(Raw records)
<<<<
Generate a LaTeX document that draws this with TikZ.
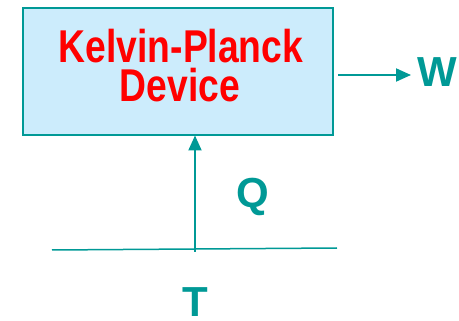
\documentclass[tikz,border=0pt]{standalone}
\usepackage{fontspec}
\setmainfont{Liberation Sans}
\newfontfamily\narrowsans[FakeStretch=0.81]{Liberation Sans}
\usetikzlibrary{arrows.meta}
\definecolor{teal1}{RGB}{0,153,150}
\definecolor{boxfill}{RGB}{204,236,252}
\definecolor{kpred}{RGB}{255,0,0}
\tikzset{
  devicebox/.style={draw=teal1, line width=2pt, fill=boxfill},
  redlabel/.style={text=kpred, font=\narrowsans\bfseries\fontsize{46}{46}\selectfont, inner sep=0pt, anchor=base},
  teallabel/.style={text=teal1, font=\bfseries\fontsize{42}{42}\selectfont, inner sep=0pt},
  flow/.style={draw=teal1, line width=2pt, -{Triangle[length=15pt, width=13pt]}},
}
\begin{document}
\begin{tikzpicture}[x=1pt, y=-1pt]
  \useasboundingbox (0,0) rectangle (459,321);
  % the device
  \draw[devicebox] (23,8) rectangle (333,135.5);
  \coordinate (boxbottom) at (195,135.5);
  \coordinate (boxright) at (338,75);
  \node[redlabel] (kp) at (181,63) {Kelvin-Planck};
  \node[redlabel] (dev) at (180,102) {Device};
  % work output
  \coordinate (wtip) at (411,75);
  \draw[flow] (boxright) -- (wtip);
  \node[teallabel, anchor=base west] (w) at (417,87) {W};
  % reservoir line and heat input
  \coordinate (resleft) at (52,250);
  \coordinate (resright) at (337,248);
  \draw[draw=teal1, line width=1.5pt] (resleft) -- (resright);
  \coordinate (qstart) at (195,252);
  \draw[flow] (qstart) -- (boxbottom);
  \node[teallabel, anchor=base west] (q) at (236,208) {Q};
  \node[teallabel, anchor=base] (t) at (195,317) {T};
\end{tikzpicture}
\end{document}
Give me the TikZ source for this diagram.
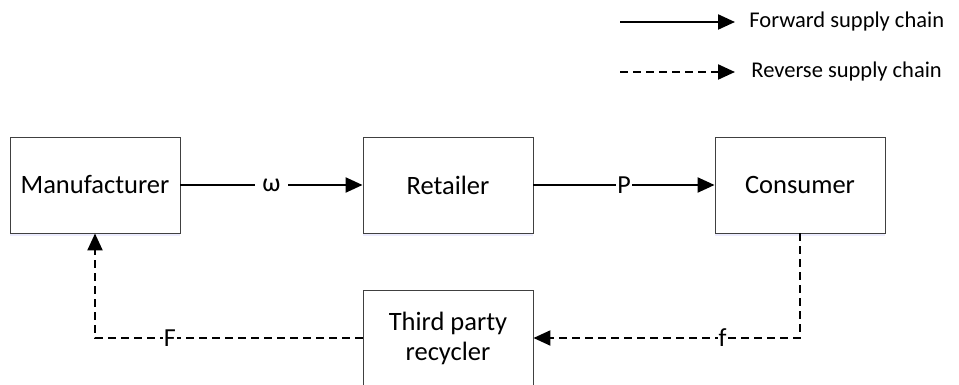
\documentclass[tikz,border=0pt]{standalone}
\usepackage{fontspec}
\setmainfont{Carlito}
\usetikzlibrary{arrows.meta, positioning, shadows}

\begin{document}
\begin{tikzpicture}[x=1pt, y=-1pt, line width=2.2pt,
    box/.style={draw=black!75, line width=0.9pt, fill=white, minimum width=170pt, minimum height=96pt, align=center, font=\fontsize{26.5}{30}\selectfont, drop shadow={shadow xshift=0pt, shadow yshift=-3pt, fill=blue!12, opacity=0.6}},
    fwd/.style={-{Triangle[length=17pt, width=15pt]}},
    rev/.style={-{Triangle[length=17pt, width=15pt]}, dash pattern=on 8pt off 5pt},
    lbl/.style={fill=white, inner sep=1pt, font=\fontsize{26}{28}\selectfont}];

\useasboundingbox (0,0) rectangle (959,385);

% main line of boxes

\node[box] (manuf) at (95,185) {Manufacturer};
\node[box] (retailer) at (448,185) {Retailer};
\node[box] (consumer) at (800,185) {Consumer};
\node[box] (recycler) at (448,338) {Third party\\recycler};

% arrows

\draw[fwd] (manuf) -- node[lbl, inner xsep=7pt]{ω} (retailer);
\draw[fwd] (retailer) -- node[lbl]{P} (consumer);
\draw[rev] (consumer.south) |- node[lbl, pos=0.645]{f} (recycler.east);
\draw[rev] (recycler.west) -| node[lbl, pos=0.36]{F} (manuf.south);

% legend

\coordinate (fwdstart) at (620,22);
\coordinate (fwdend) at (735,22);
\coordinate (revstart) at (620,72);
\coordinate (revend) at (735,72);
\draw[fwd] (fwdstart) -- (fwdend);
\draw[rev] (revstart) -- (revend);
\node[anchor=west, font=\fontsize{22.5}{24}\selectfont] (fwdtext) at (745,22) {Forward supply chain};
\node[anchor=west, font=\fontsize{22.5}{24}\selectfont] (revtext) at (747,72) {Reverse supply chain};

\end{tikzpicture}
\end{document}
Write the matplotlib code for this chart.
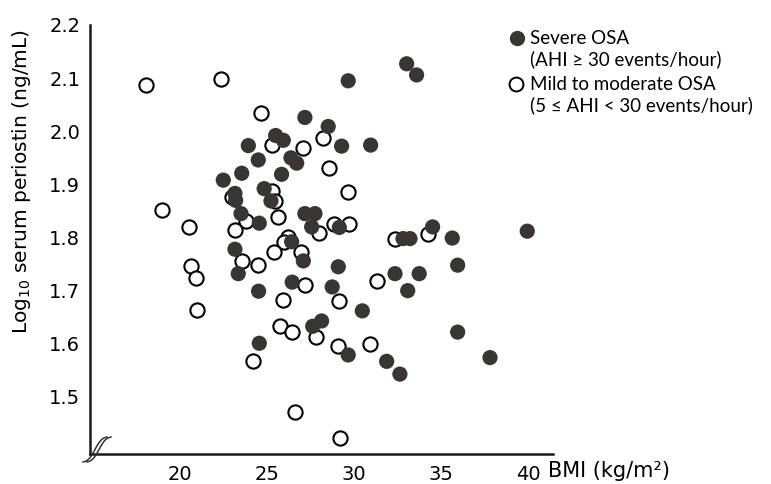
>>>>
Reproduce the listing exactly. Leave its pictures out.

Generate a LaTeX document that draws this with TikZ.
\documentclass[tikz,border=0pt]{standalone}
\usepackage{fontspec}
\setmainfont{Liberation Sans}
\newfontfamily\narrowsans[FakeStretch=0.81]{Liberation Sans}
\usetikzlibrary{arrows.meta}
\definecolor{teal1}{RGB}{0,153,150}
\definecolor{boxfill}{RGB}{204,236,252}
\definecolor{kpred}{RGB}{255,0,0}
\tikzset{
  devicebox/.style={draw=teal1, line width=2pt, fill=boxfill},
  redlabel/.style={text=kpred, font=\narrowsans\bfseries\fontsize{46}{46}\selectfont, inner sep=0pt, anchor=base},
  teallabel/.style={text=teal1, font=\bfseries\fontsize{42}{42}\selectfont, inner sep=0pt},
  flow/.style={draw=teal1, line width=2pt, -{Triangle[length=15pt, width=13pt]}},
}
\begin{document}
\begin{tikzpicture}[x=1pt, y=-1pt]
  \useasboundingbox (0,0) rectangle (459,321);
  % the device
  \draw[devicebox] (23,8) rectangle (333,135.5);
  \coordinate (boxbottom) at (195,135.5);
  \coordinate (boxright) at (338,75);
  \node[redlabel] (kp) at (181,63) {Kelvin-Planck};
  \node[redlabel] (dev) at (180,102) {Device};
  % work output
  \coordinate (wtip) at (411,75);
  \draw[flow] (boxright) -- (wtip);
  \node[teallabel, anchor=base west] (w) at (417,87) {W};
  % reservoir line and heat input
  \coordinate (resleft) at (52,250);
  \coordinate (resright) at (337,248);
  \draw[draw=teal1, line width=1.5pt] (resleft) -- (resright);
  \coordinate (qstart) at (195,252);
  \draw[flow] (qstart) -- (boxbottom);
  \node[teallabel, anchor=base west] (q) at (236,208) {Q};
  \node[teallabel, anchor=base] (t) at (195,317) {T};
\end{tikzpicture}
\end{document}
Give me the TikZ source for this diagram.
\documentclass[tikz,border=0pt]{standalone}
\usepackage{fontspec}
\setmainfont{Carlito}
\usetikzlibrary{arrows.meta, positioning, shadows}

\begin{document}
\begin{tikzpicture}[x=1pt, y=-1pt, line width=2.2pt,
    box/.style={draw=black!75, line width=0.9pt, fill=white, minimum width=170pt, minimum height=96pt, align=center, font=\fontsize{26.5}{30}\selectfont, drop shadow={shadow xshift=0pt, shadow yshift=-3pt, fill=blue!12, opacity=0.6}},
    fwd/.style={-{Triangle[length=17pt, width=15pt]}},
    rev/.style={-{Triangle[length=17pt, width=15pt]}, dash pattern=on 8pt off 5pt},
    lbl/.style={fill=white, inner sep=1pt, font=\fontsize{26}{28}\selectfont}];

\useasboundingbox (0,0) rectangle (959,385);

% main line of boxes

\node[box] (manuf) at (95,185) {Manufacturer};
\node[box] (retailer) at (448,185) {Retailer};
\node[box] (consumer) at (800,185) {Consumer};
\node[box] (recycler) at (448,338) {Third party\\recycler};

% arrows

\draw[fwd] (manuf) -- node[lbl, inner xsep=7pt]{ω} (retailer);
\draw[fwd] (retailer) -- node[lbl]{P} (consumer);
\draw[rev] (consumer.south) |- node[lbl, pos=0.645]{f} (recycler.east);
\draw[rev] (recycler.west) -| node[lbl, pos=0.36]{F} (manuf.south);

% legend

\coordinate (fwdstart) at (620,22);
\coordinate (fwdend) at (735,22);
\coordinate (revstart) at (620,72);
\coordinate (revend) at (735,72);
\draw[fwd] (fwdstart) -- (fwdend);
\draw[rev] (revstart) -- (revend);
\node[anchor=west, font=\fontsize{22.5}{24}\selectfont] (fwdtext) at (745,22) {Forward supply chain};
\node[anchor=west, font=\fontsize{22.5}{24}\selectfont] (revtext) at (747,72) {Reverse supply chain};

\end{tikzpicture}
\end{document}
Write the matplotlib code for this chart.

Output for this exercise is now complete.